Abstract Molecular dynamics with the modified embedded atom model (MEAM) for interatomic interaction is applied to direct simulations of dislocation dynamics in fcc δ -phase Pu-Ga alloys. First, parameters of the MEAM potential are fitted to accurately reproduce experimental phonon dispersion curves and phonon density of states at ambient conditions. Then the stress-velocity dependence for edge dislocations as well as Pierls stress are obtained in direct MD modeling of dislocation motion using the shear stress relaxation technique. The simulations are performed for different gallium concentrations and the dependence of static yield stress on Ga concentration derived demonstrates good agreement with experimental data. Finally, the influence of radiation defects (primary radiation defects, nano-pores, and radiogenic helium bubbles) on dislocation dynamics is investigated. It is demonstrated that uniformly distributed vacancies and nano-pores have little effect on dislocation dynamics in comparison with that of helium bubbles.
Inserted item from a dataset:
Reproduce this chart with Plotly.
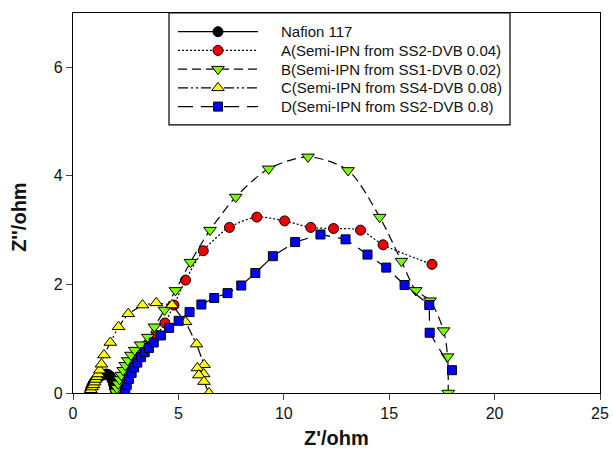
import plotly.graph_objects as go

# Nyquist data (Z' real part, Z'' imaginary part), ohm
nafion_x = [0.80, 0.84, 0.89, 0.95, 1.02, 1.10, 1.19, 1.29, 1.39, 1.49, 1.58, 1.66, 1.74, 1.81, 1.87, 1.92, 1.96, 2.00, 2.03]
nafion_y = [0.02, 0.07, 0.12, 0.17, 0.21, 0.25, 0.28, 0.31, 0.33, 0.34, 0.35, 0.34, 0.32, 0.28, 0.23, 0.17, 0.11, 0.06, 0.02]

a_x = [2.42, 2.50, 2.60, 2.72, 2.86, 3.02, 3.22, 3.50, 3.95, 4.36, 4.79, 5.34, 6.18, 7.42, 8.72, 10.04, 11.28, 12.36, 13.64, 14.71, 17.03]
a_y = [0.02, 0.12, 0.24, 0.36, 0.48, 0.60, 0.72, 0.86, 1.06, 1.29, 1.62, 2.08, 2.62, 3.05, 3.24, 3.17, 3.05, 3.03, 3.00, 2.73, 2.37]

b_x = [2.02, 2.08, 2.14, 2.21, 2.29, 2.38, 2.48, 2.60, 2.75, 2.93, 3.20, 3.55, 3.86, 4.34, 4.86, 5.57, 6.50, 7.72, 9.28, 11.15, 13.05, 14.55, 15.58, 16.26, 16.94, 17.58, 17.77, 17.80]
b_y = [0.02, 0.09, 0.17, 0.25, 0.33, 0.42, 0.51, 0.60, 0.70, 0.79, 0.89, 1.03, 1.22, 1.53, 1.89, 2.41, 3.00, 3.61, 4.13, 4.35, 4.10, 3.24, 2.43, 1.89, 1.70, 1.15, 0.67, 0.00]

c_x = [0.80, 0.85, 0.91, 0.97, 1.03, 1.08, 1.14, 1.20, 1.27, 1.35, 1.47, 1.77, 2.16, 2.62, 3.30, 3.95, 4.70, 5.34, 5.86, 6.22, 5.90, 6.20, 5.97, 6.21, 6.45]
c_y = [0.02, 0.06, 0.11, 0.15, 0.20, 0.25, 0.30, 0.35, 0.42, 0.53, 0.70, 0.93, 1.22, 1.46, 1.62, 1.66, 1.62, 1.31, 0.90, 0.52, 0.46, 0.35, 0.33, 0.21, 0.00]

d_x = [2.48, 2.55, 2.65, 2.78, 2.90, 3.05, 3.22, 3.40, 3.60, 3.83, 4.17, 4.56, 5.01, 5.53, 6.09, 6.70, 7.33, 7.98, 8.65, 9.48, 10.54, 11.74, 12.93, 13.97, 14.86, 15.73, 16.90, 16.92, 17.98]
d_y = [0.04, 0.15, 0.26, 0.37, 0.47, 0.56, 0.66, 0.75, 0.83, 0.93, 1.06, 1.20, 1.33, 1.49, 1.63, 1.75, 1.84, 1.98, 2.21, 2.52, 2.78, 2.92, 2.83, 2.55, 2.31, 1.99, 1.62, 1.11, 0.42]

series_names = [
    "Nafion 117",
    "A(Semi-IPN from SS2-DVB 0.04)",
    "B(Semi-IPN from SS1-DVB 0.02)",
    "C(Semi-IPN from SS4-DVB 0.08)",
    "D(Semi-IPN from SS2-DVB 0.8)",
]

x_ticks = [0, 5, 10, 15, 20, 25]
y_ticks = [0, 2, 4, 6]

FONT = "Liberation Sans, Arial, sans-serif"
W, H = 613, 449
ML, MR, MT, MB = 73, 13, 13, 55.5

styles = [
    dict(x=nafion_x, y=nafion_y, symbol="circle", color="#000000", size=10, dash="solid", shape="linear"),
    dict(x=a_x, y=a_y, symbol="circle", color="#ee0000", size=10, dash="2px,2px", shape="spline"),
    dict(x=b_x, y=b_y, symbol="triangle-down", color="#7cfc00", size=11, dash="9px,5px", shape="spline"),
    dict(x=c_x, y=c_y, symbol="triangle-up", color="#ffff00", size=11, dash="10px,3px,2px,3px,2px,3px", shape="linear"),
    dict(x=d_x, y=d_y, symbol="square", color="#0000ff", size=9, dash="15px,8px", shape="linear"),
]

fig = go.Figure()
for name, s in zip(series_names, styles):
    fig.add_trace(go.Scatter(
        x=s["x"], y=s["y"], name=name, mode="lines+markers", showlegend=False,
        line=dict(color="#000000", width=1.2, dash=s["dash"], shape=s["shape"], smoothing=0.8),
        marker=dict(symbol=s["symbol"], size=s["size"], color=s["color"],
                    line=dict(color="#000000", width=1)),
    ))

# Key box drawn on a pixel-unit overlay axis pair (x2/y2 span the plot area)
key_left, key_right, key_top, key_bottom = 169, 510, 13, 125
key_row0, key_row_step = 31.7, 18.75
key_line_x0, key_line_x1, key_text_x = 178, 258, 279

for i, (name, s) in enumerate(zip(series_names, styles)):
    ry = key_row0 + key_row_step * i
    fig.add_trace(go.Scatter(
        x=[key_line_x0, key_line_x1], y=[ry, ry], mode="lines", showlegend=False,
        xaxis="x2", yaxis="y2", hoverinfo="skip",
        line=dict(color="#000000", width=1.2, dash=s["dash"]),
    ))
    fig.add_trace(go.Scatter(
        x=[(key_line_x0 + key_line_x1) / 2], y=[ry], mode="markers", showlegend=False,
        xaxis="x2", yaxis="y2", hoverinfo="skip",
        marker=dict(symbol=s["symbol"], size=s["size"], color=s["color"],
                    line=dict(color="#000000", width=1)),
    ))

annotations = [
    dict(text=name, xref="x2", yref="y2", x=key_text_x, y=key_row0 + key_row_step * i,
         xanchor="left", yanchor="middle", showarrow=False,
         font=dict(family=FONT, size=15, color="#111111"))
    for i, name in enumerate(series_names)
]
annotations += [
    dict(text="<b>Z'/ohm</b>", xref="paper", yref="paper", x=0.5, y=-0.1196,
         xanchor="center", yanchor="middle", showarrow=False,
         font=dict(family=FONT, size=20, color="#111111")),
    dict(text="<b>Z''/ohm</b>", xref="paper", yref="paper", x=-0.104, y=0.464,
         xanchor="center", yanchor="middle", showarrow=False, textangle=-90,
         font=dict(family=FONT, size=20, color="#111111")),
]

fig.update_layout(
    width=W, height=H,
    margin=dict(l=ML, r=MR, t=MT, b=MB, autoexpand=False),
    paper_bgcolor="white", plot_bgcolor="white",
    font=dict(family=FONT, color="#111111"),
    showlegend=False,
    xaxis=dict(
        range=[0, 25], tickvals=x_ticks, ticks="outside", ticklen=6, tickwidth=1.2,
        showline=True, linecolor="#000000", linewidth=1.3, mirror=True,
        showgrid=False, zeroline=False, automargin=False,
        tickfont=dict(family=FONT, size=16, color="#111111"),
    ),
    yaxis=dict(
        range=[0, 7], tickvals=y_ticks, ticks="outside", ticklen=6, tickwidth=1.2,
        showline=True, linecolor="#000000", linewidth=1.3, mirror=True,
        showgrid=False, zeroline=False, automargin=False,
        tickfont=dict(family=FONT, size=16, color="#111111"),
    ),
    xaxis2=dict(overlaying="x", range=[ML, W - MR], visible=False, fixedrange=True),
    yaxis2=dict(overlaying="y", range=[H - MB, MT], visible=False, fixedrange=True),
    shapes=[dict(type="rect", xref="x2", yref="y2", x0=key_left, x1=key_right,
                 y0=key_top, y1=key_bottom, line=dict(color="#000000", width=1.2),
                 fillcolor="rgba(0,0,0,0)", layer="above")],
    annotations=annotations,
)

fig.write_html("out.html")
The results of the MD simulations evidence that the accumulation of the radiogenic helium in the form of nanometer-sized bubbles is the main factor affecting strength properties during long-term storage. The calculated dependence of static yield stress on helium bubbles concentration for fcc Pu 1 w t . % Ga is in good agreement with that obtained in experiments on accelerated aging. The developed technique of static yield stress evaluation is applicable to δ -phase Pu-Ga alloys with arbitrary Ga concentrations.